Cose che invece non ti piacciono?
Eh no, a questa domanda non rispondo.
Perché la musica di merda ha successo?
Beh, semplice: perché tendenzialmente è più facile e meno costosa. Per lo stesso motivo per cui la gente mangia da McDonald’s. È veloce, non richiede impegno, è meno costosa anche da un punto di vista del coinvolgimento nella sua assimilazione, emotivamente.
Sei entrato in contatto con tantissimi musicisti di fama mondiale. Chi ti ha impressionato di più?
Tra quelli che ho avuto modo di conoscere veramente, due su tutti. Uno è Liam Gallagher, ha un’attitudine che è unica, insuperabile. E poi Matthew Bellamy, lui lavora a un altro livello. Ha una precisione, una metodologia e una meticolosità nel curare ogni singolo aspetto musicale che è incredibile.
So che sei un grande collezionista di chitarre vintage italiane. Perché ti piacciono? Quale è la tua preferita?
Mi piacciono perché non sono inflazionate. Non hanno una storia mitica come le Fender o le Gibson, di cui conosco ogni dettaglio. Non sono ovvie, le capisco ancora poco, sono nuove per me, sono esotiche anche nel design. Esteticamente sono un mix tra il design italiano e qualcosa di kitsch nel senso più positivo del termine, sono lo-fi e molto cool. Non hanno spesso la qualità delle chitarre più rinomate quindi suonarle e farle suonare in un certo modo è un po’ una sfida, non mi sento comodo al 100% e quindi mi stupiscono. La mia preferita è una Crucianelli Elite rossa degli anni ’60 comprata da un tizio a Pavia qualche anno fa.
Sei una persona molto attenta allo stile…
È vero e il mio stile è cambiato nel corso degli anni accompagnando anche i cambiamenti musicali. Quando cambia il mio modo di pensare la musica cambia anche il mio stile. La barba che ho fatto crescere mentre scrivevo il mio primo disco solista, per esempio: volevo suonare cose diverse ed essere anch’io diverso. È una sorta di metodo di recitazione. Il mio stile musicale influenza il mio modo di apparire e viceversa.
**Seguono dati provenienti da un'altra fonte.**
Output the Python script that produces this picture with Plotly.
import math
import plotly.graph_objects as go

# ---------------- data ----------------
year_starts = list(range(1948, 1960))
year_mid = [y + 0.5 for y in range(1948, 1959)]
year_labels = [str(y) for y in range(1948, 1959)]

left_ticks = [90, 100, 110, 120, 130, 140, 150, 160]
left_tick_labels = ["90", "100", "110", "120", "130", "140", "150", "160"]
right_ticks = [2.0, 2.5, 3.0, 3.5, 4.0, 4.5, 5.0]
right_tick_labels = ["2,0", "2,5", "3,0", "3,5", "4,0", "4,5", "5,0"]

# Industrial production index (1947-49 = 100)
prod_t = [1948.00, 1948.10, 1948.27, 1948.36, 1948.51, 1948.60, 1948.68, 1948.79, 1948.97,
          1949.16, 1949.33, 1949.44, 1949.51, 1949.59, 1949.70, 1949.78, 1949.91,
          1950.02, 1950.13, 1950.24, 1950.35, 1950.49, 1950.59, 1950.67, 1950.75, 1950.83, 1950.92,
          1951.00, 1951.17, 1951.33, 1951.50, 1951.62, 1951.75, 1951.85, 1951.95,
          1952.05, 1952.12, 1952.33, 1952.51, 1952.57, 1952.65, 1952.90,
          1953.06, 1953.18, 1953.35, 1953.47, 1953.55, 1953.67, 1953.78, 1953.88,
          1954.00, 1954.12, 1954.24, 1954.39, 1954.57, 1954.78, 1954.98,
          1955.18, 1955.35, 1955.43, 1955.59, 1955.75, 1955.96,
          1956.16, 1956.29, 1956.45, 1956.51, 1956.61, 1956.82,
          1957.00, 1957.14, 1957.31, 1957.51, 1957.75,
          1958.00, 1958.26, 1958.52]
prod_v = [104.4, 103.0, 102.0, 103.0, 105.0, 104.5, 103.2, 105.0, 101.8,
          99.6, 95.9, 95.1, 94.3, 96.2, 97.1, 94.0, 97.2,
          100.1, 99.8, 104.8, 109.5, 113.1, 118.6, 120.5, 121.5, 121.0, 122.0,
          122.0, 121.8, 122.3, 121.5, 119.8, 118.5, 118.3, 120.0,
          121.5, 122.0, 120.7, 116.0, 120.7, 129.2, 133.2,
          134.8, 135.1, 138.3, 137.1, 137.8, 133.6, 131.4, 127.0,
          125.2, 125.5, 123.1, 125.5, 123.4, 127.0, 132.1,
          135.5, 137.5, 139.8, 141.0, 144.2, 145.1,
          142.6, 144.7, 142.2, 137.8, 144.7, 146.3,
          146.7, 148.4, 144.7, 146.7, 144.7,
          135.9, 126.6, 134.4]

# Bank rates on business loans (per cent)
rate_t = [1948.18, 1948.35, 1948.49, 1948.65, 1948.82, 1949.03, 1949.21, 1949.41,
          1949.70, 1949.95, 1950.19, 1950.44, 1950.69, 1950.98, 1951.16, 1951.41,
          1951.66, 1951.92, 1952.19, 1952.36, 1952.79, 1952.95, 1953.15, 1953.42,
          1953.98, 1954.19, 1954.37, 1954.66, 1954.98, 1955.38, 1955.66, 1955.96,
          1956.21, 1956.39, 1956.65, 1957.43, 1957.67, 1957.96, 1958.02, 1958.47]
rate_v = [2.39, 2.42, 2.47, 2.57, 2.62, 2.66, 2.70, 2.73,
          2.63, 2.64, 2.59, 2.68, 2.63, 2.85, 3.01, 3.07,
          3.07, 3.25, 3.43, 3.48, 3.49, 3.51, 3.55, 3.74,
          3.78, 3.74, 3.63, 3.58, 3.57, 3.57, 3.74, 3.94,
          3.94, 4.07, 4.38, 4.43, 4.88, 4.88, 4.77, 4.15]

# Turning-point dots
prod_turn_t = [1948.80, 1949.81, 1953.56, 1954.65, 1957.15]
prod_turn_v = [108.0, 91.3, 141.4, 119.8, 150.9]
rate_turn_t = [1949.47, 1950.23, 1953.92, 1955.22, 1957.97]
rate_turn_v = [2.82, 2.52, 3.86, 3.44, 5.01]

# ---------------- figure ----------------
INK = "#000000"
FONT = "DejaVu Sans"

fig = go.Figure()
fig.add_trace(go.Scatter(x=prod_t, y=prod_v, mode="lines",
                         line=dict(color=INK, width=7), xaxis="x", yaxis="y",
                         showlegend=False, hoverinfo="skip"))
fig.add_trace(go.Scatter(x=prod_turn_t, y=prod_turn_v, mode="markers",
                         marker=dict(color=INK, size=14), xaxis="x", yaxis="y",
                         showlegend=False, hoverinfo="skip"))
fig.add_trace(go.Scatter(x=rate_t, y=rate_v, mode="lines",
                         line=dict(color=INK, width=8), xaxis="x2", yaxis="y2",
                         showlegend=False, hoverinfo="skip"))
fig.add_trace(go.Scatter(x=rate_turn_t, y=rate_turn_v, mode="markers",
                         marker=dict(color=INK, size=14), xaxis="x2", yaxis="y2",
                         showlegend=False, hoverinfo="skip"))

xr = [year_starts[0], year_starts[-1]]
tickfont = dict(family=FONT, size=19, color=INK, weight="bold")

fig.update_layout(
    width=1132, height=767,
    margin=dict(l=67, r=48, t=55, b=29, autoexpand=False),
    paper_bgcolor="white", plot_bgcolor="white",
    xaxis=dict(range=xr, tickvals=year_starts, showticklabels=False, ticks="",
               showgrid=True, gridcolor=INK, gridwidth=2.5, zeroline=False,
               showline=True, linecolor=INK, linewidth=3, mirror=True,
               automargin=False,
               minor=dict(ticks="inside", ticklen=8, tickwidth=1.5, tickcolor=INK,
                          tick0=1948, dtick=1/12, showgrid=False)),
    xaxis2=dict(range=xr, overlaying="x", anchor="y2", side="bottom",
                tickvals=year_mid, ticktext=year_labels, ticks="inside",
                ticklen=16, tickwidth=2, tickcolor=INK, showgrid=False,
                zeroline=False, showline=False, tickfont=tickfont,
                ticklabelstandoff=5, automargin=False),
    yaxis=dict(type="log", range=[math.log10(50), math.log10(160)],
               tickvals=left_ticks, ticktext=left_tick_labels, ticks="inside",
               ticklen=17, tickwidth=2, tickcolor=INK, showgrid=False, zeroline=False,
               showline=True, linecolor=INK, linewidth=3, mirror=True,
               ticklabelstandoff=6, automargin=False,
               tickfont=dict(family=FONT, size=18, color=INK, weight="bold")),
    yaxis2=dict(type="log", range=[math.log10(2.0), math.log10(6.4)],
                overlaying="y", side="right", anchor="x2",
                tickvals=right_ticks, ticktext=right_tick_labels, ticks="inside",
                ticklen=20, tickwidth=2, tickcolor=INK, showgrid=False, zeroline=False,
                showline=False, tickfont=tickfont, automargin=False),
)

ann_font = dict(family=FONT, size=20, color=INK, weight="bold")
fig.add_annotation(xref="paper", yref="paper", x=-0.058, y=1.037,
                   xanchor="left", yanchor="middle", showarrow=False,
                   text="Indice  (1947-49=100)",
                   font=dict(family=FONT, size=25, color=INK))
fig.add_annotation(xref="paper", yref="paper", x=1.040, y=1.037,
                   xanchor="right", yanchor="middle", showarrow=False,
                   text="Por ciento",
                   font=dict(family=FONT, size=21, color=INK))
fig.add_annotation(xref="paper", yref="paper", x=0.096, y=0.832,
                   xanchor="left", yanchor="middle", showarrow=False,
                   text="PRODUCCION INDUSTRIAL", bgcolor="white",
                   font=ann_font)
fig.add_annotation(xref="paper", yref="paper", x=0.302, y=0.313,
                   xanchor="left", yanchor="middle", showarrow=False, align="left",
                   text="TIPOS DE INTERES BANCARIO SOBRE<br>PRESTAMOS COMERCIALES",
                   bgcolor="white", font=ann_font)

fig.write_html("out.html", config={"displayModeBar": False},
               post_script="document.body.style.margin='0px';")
Il mio prossimo disco, per esempio, avrà tante influenze anni ’70 e, senza averlo pianificato, il mio stile sta cambiando. Avviene in maniera naturale, voglio esplorare un altro mondo. Ultimamente mi piace Serge Gainsbourg, per esempio.
Che musica altra stai ascoltando in questo periodo?
Mi piace molto il nuovo disco di James Righton. Poi Baxter Dury, è bravissimo. Ma anche Anderson .Paak, Thundercat e il nuovo di King Charles.
Devi fare la quarantena su un’isola deserta. Puoi portarti tre dischi, un paio di libri e una boccia di vino: quali?
Porterei i dischi con cui sono cresciuto musicalmente e che mi hanno ispirato di più: Tea for the Tillerman di Cat Stevens, Abbey Road dei Beatles e Stevie Wonder’s Original Musiquarium. Come libri direi Cuore di tenebra di Conrad e… il dizionario di italiano. Per quanto riguarda il vino ultimamente amo il Barbera.
La prima cosa che farai dopo il lockdown?
Voglio andare al mare.
Ti manca di più l’Australia o la Ferrari Dino degli anni ’70 che hai lasciato lì?
Dino!
Grazie Nicola. Ora puoi togliere la bandana.